There are some cigars out there that get pretty harsh near the nub. I'd consider getting a robusto or such, then just not smoking the last bit, which is often worse on some cigars.


----------



## bopmachine (Aug 9, 2010)

Brinson said:


> There are some cigars out there that get pretty harsh near the nub. I'd consider getting a robusto or such, then just not smoking the last bit, which is often worse on some cigars.


Nothing a hot purge wouldnt fix.


----------



## Zogg (Aug 31, 2010)

Cohiba red dot or black pequenos last almost exactly 30 minutes (ill do a review sometime later this week as i have a few lyin around)

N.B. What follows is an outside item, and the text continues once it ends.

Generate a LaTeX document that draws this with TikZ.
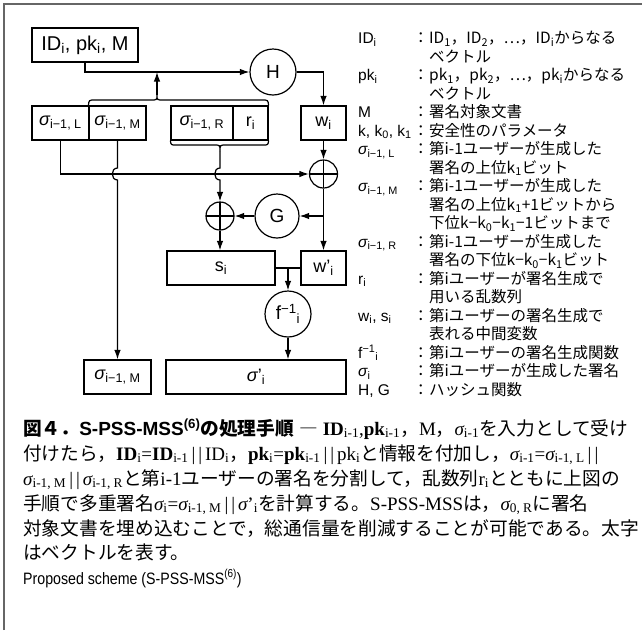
\documentclass[tikz,border=0pt]{standalone}
\usepackage{fontspec}
\setmainfont{Liberation Sans}
\newfontfamily\jp{Noto Sans CJK JP}
\newfontfamily\tms{Liberation Serif}
\newfontfamily\hel{Liberation Sans}
\newfontfamily\helnarrow[FakeStretch=0.86]{Liberation Sans}
\usetikzlibrary{arrows.meta}
\XeTeXinterchartokenstate=1
\XeTeXinterchartoks 1 1 = {\hskip 0pt plus 2pt\relax}
\XeTeXinterchartoks 1 3 = {\hskip 0pt plus 2pt\relax}
\XeTeXinterchartoks 3 1 = {\hskip 0pt plus 2pt\relax}
\newcommand\sbs[1]{\textsubscript{#1}}
\newcommand\sps[1]{\textsuperscript{#1}}
\newcommand\sig{{\itshape σ}}
\newcommand\J[1]{{\fontsize{18.7}{25}\selectfont\jp #1}}
\newcommand\bars{\hspace{3pt}|\hspace{3pt}|\hspace{3pt}}
\newcommand\finv{f\textsuperscript{−1}\textsubscript{i}}
\begin{document}
\begin{tikzpicture}[x=1pt,y=-1pt,
  lw/.style={line width=1.2pt},
  box/.style={draw, lw, minimum height=34pt, inner sep=0pt, font=\fontsize{18}{18}\selectfont},
  circ/.style={draw, circle, lw, minimum size=46pt, inner sep=0pt, font=\fontsize{19}{19}\selectfont},
  xorn/.style={draw, circle, lw, minimum size=28pt, inner sep=0pt,
    path picture={\draw[lw] (path picture bounding box.north) -- (path picture bounding box.south)
      (path picture bounding box.west) -- (path picture bounding box.east);}},
  arr/.style={lw, -{Latex[length=9.5pt,width=6.5pt]}},
  leg/.style={anchor=base west, inner sep=0pt, font=\fontsize{15.5}{18}\selectfont},
  legj/.style={anchor=base west, inner sep=0pt, font=\fontsize{15.5}{18}\selectfont\jp},
  captxt/.style={anchor=base west, inner sep=0pt, font=\fontsize{19}{25}\selectfont\tms}
]
\useasboundingbox (0,0) rectangle (642,630);
\draw[black!60, line width=1.5pt] (4,630) -- (4,4) -- (642,4);

% ---------- diagram nodes ----------
\node[box, minimum width=106pt, font=\fontsize{20}{20}\selectfont] (idb) at (85,45) {ID\sbs{i}, pk\sbs{i}, M};
\node[circ] (H) at (273,72) {H};
\node[box, minimum width=57pt] (sL) at (60.5,123) {\sig\sbs{i−1, L}};
\node[box, minimum width=57pt] (sM) at (117.5,123) {\sig\sbs{i−1, M}};
\node[box, minimum width=62pt] (sR) at (202,123) {\sig\sbs{i−1, R}};
\node[box, minimum width=35pt] (ri) at (250.5,123) {r\sbs{i}};
\node[box, minimum width=45pt] (wb) at (323.5,123) {w\sbs{i}};
\node[xorn] (x1) at (323.5,174) {};
\node[xorn] (x2) at (220,216) {};
\node[circ, minimum size=44pt] (G) at (277,216) {G};
\node[box, minimum width=108pt] (sb) at (221,268) {s\sbs{i}};
\node[box, minimum width=45pt] (wp) at (323.5,268) {w’\sbs{i}};
\node[circ] (f) at (288,314) {\finv};
\node[box, minimum width=180pt] (sp) at (256,377) {\sig’\sbs{i}};
\node[box, minimum width=67pt] (sMb) at (117.5,377) {\sig\sbs{i−1, M}};

% braces
\coordinate (ut) at (157,95);
\coordinate (lt) at (220,151);
\draw[lw] (sM.north west) .. controls (89,100) .. (95,100) -- (151,100)
  .. controls (157,100) .. (ut) .. controls (157,100) .. (163,100) -- (262,100)
  .. controls (268,100) .. (ri.north east);
\draw[lw] (sR.south west) .. controls (171,145) .. (176,145) -- (214,145)
  .. controls (220,145) .. (lt) .. controls (220,145) .. (226,145) -- (263,145)
  .. controls (268,145) .. (ri.south east);

% ---------- connectors ----------
\draw[arr] (idb.south) |- (H.west);
\draw[arr] (ut) -- (ut |- H.west);
\draw[arr] (H.east) -| (wb.north);
\draw[arr] (wb.south) -- (x1.north);
\draw[arr] (sL.south) |- (x1.west);
\draw[arr] (sM.south) -- (117.5,168) .. controls (110.5,168) and (110.5,180) .. (117.5,180) -- (sMb.north);
\draw[arr] (lt) -- (220,168) .. controls (213,168) and (213,180) .. (220,180) -- (x2.north);
\draw[arr] (x1.south) -- (wp.north);
\coordinate (br) at (x1.south |- G.east);
\draw[arr] (br) -- (G.east);
\draw[arr] (G.west) -- (x2.east);
\draw[arr] (x2.south) -- (x2.south |- sb.north);
\draw[lw] (sb.east) -- (wp.west);
\coordinate (mid) at (f.north |- sb.east);
\draw[arr] (mid) -- (f.north);
\draw[arr] (f.south) -- (f.south |- sp.north);

% ---------- legend ----------
\foreach \k/\t in {0/{ID\sbs{i}}, 2/{pk\sbs{i}}, 4/{M}, 5/{k, k\sbs{0}, k\sbs{1}},
  6/{\sig\sbs{i−1, L}}, 8/{\sig\sbs{i−1, M}}, 11/{\sig\sbs{i−1, R}}, 13/{r\sbs{i}},
  15/{w\sbs{i}, s\sbs{i}}, 17/{\finv}, 18/{\sig\sbs{i}}, 19/{H, G}}
{
  \node[leg] (lab\k) at (358,43.5+18.5*\k) {\t};
  \node[legj] (col\k) at (413,43.5+18.5*\k) {：};
}
\foreach \k/\t in {
  0/{ID\sbs{1}，ID\sbs{2}，…，ID\sbs{i}からなる},
  1/{ベクトル},
  2/{pk\sbs{1}，pk\sbs{2}，…，pk\sbs{i}からなる},
  3/{ベクトル},
  4/{署名対象文書},
  5/{安全性のパラメータ},
  6/{第i-1ユーザーが生成した},
  7/{署名の上位k\sbs{1}ビット},
  8/{第i-1ユーザーが生成した},
  9/{署名の上位k\sbs{1}+1ビットから},
  10/{下位k−k\sbs{0}−k\sbs{1}−1ビットまで},
  11/{第i-1ユーザーが生成した},
  12/{署名の下位k−k\sbs{0}−k\sbs{1}ビット},
  13/{第iユーザーが署名生成で},
  14/{用いる乱数列},
  15/{第iユーザーの署名生成で},
  16/{表れる中間変数},
  17/{第iユーザーの署名生成関数},
  18/{第iユーザーが生成した署名},
  19/{ハッシュ関数}}
{
  \node[legj] (txt\k) at (429,43.5+18.5*\k) {\t};
}

% ---------- caption ----------
\node[captxt] (c1) at (23,435) {\makebox[602pt][s]{{\bfseries\J{図４．}{\hel S-PSS-MSS}\textsuperscript{\hel (6)}\J{の処理手順}}\hspace{5pt}\J{―}\hspace{5pt}\textbf{ID}\sbs{i-1},\textbf{pk}\sbs{i-1}\J{，}M\J{，}\sig\sbs{i-1}\J{を入力として受け}}};
\node[captxt] (c2) at (23,460) {\makebox[602pt][s]{\J{付けたら，}\textbf{ID}\sbs{i}=\textbf{ID}\sbs{i-1}\bars ID\sbs{i}\J{，}\textbf{pk}\sbs{i}=\textbf{pk}\sbs{i-1}\bars pk\sbs{i}\J{と情報を付加し，}\sig\sbs{i-1}=\sig\sbs{i-1, L}\bars}};
\node[captxt] (c3) at (23,485) {\makebox[602pt][s]{\sig\sbs{i-1, M}\bars\sig\sbs{i-1, R}\J{と第}i-1\J{ユーザーの署名を分割して，乱数列}r\sbs{i}\J{とともに上図の}}};
\node[captxt] (c4) at (23,510) {\makebox[602pt][s]{\J{手順で多重署名}\sig\sbs{i}=\sig\sbs{i-1, M}\bars\sig’\sbs{i}\J{を計算する。}S-PSS-MSS\J{は，}\sig\sbs{0, R}\J{に署名}}};
\node[captxt] (c5) at (23,535) {\makebox[602pt][s]{\J{対象文書を埋め込むことで，総通信量を削減することが可能である。太字}}};
\node[captxt] (c6) at (23,559) {\J{はベクトルを表す。}};
\node[anchor=base west, inner sep=0pt, font=\fontsize{16.5}{18}\selectfont\helnarrow] (c7) at (23,584) {Proposed scheme (S-PSS-MSS\textsuperscript{(6)})};
\end{tikzpicture}
\end{document}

Mx2 daggers seemed promising but mine was so tight that it was unsmokable,

I find Onyx Reserve Impulse to be a really good quick cigar - takes about 20-25 minutes, so you wont be rushed to finish it in a 30 min drive

if you want lots of pepper the mini cao l'anniversaire maduro's are spicy little bastards but only last about 15-20 min.

ive heard awesome things about oliva special g's too

i have an lx2 bam i havent lit up yet, hope its better than the mx2 was XD


----------



## RockDevil (Jun 23, 2010)

Arturo Fuente Hemingway series short story is a good one for a half hour or so


----------



## K. Corleon (Jul 22, 2010)

Just get whatever you like in a Rothschild. Might last a little longer than a half hour depending on the brand and how you smoke, but it works for me.


----------



## Brinson (Oct 28, 2007)

bopmachine said:


> Nothing a hot purge wouldnt fix.


Ehh, sometimes, I feel like it doesn't help. Sure, it gets rid of the tar and such, but you still have a harsher smoke sometimes. I dunno what causes it.


----------



## fuente~fuente (May 11, 2009)

-Short Story
-Oliva Special G (in Cammy or Maddy)
-RASS
-BBF
-LFD El Jocko
-5 Vegas Miami Petite Corona



K. Corleon said:


> *Just get whatever you like in a Rothschild.*


Been smoking the Fuente Rothchilds in both the Maduro & Natural & they are fantastic!!! They can be found for $20 a 5'er... Great flavor & great patio smoke as far as time goeas. :nod:


----------



## K. Corleon (Jul 22, 2010)

fuente~fuente said:


> -Short Story
> -Oliva Special G (in Cammy or Maddy)
> -RASS
> -BBF
> ...


Agreed about the Fuente Rothchilds my friend, I too have been enjoying the Natural and Maduro and they have a common place in my humidor.


----------



## preston (Oct 5, 2009)

my favorite short smoke is the Nestor Miranda special selection coffee break size in the rosado. the maduro is good as well. Then there is also the padron serie 1926 no. 35 maduro.


----------



## gahdzila (Apr 29, 2010)

MoreBeer said:


> Gran Habano 2002's. $2 each. Smoke it for half an hour then toss the rest. One of the best cheap smokes out there.


A cheap robusto is a good idea...smoke what you want and pitch the rest.

I'm smoking my 3rd or 4th Gran Habano Vintage 2002 right now. These are really growing on me. I find them gorgeous - very pretty band, and the cedar sleeve with Vintage printed on it. Sounds silly, I know, but I'm a sucker for presentation. Slightly spicy, slightly sweet, medium-full. A very pleasant afternoon smoke! A great match with root beer.


----------



## bimmerboy318 (Sep 1, 2010)

bfons303 said:


> The Oliva Special G is my go-to cigar for a quick smoke.
> 
> I love them things
> 
> B


I second the Oliva Special G.


----------



## Blacklog_angler (Apr 30, 2010)

Padron 1926 #35 Maddie


----------



## Codename47 (Aug 6, 2007)

You smoke robusto only for 30mins?  It takes from 80 to 100 minutes for me


----------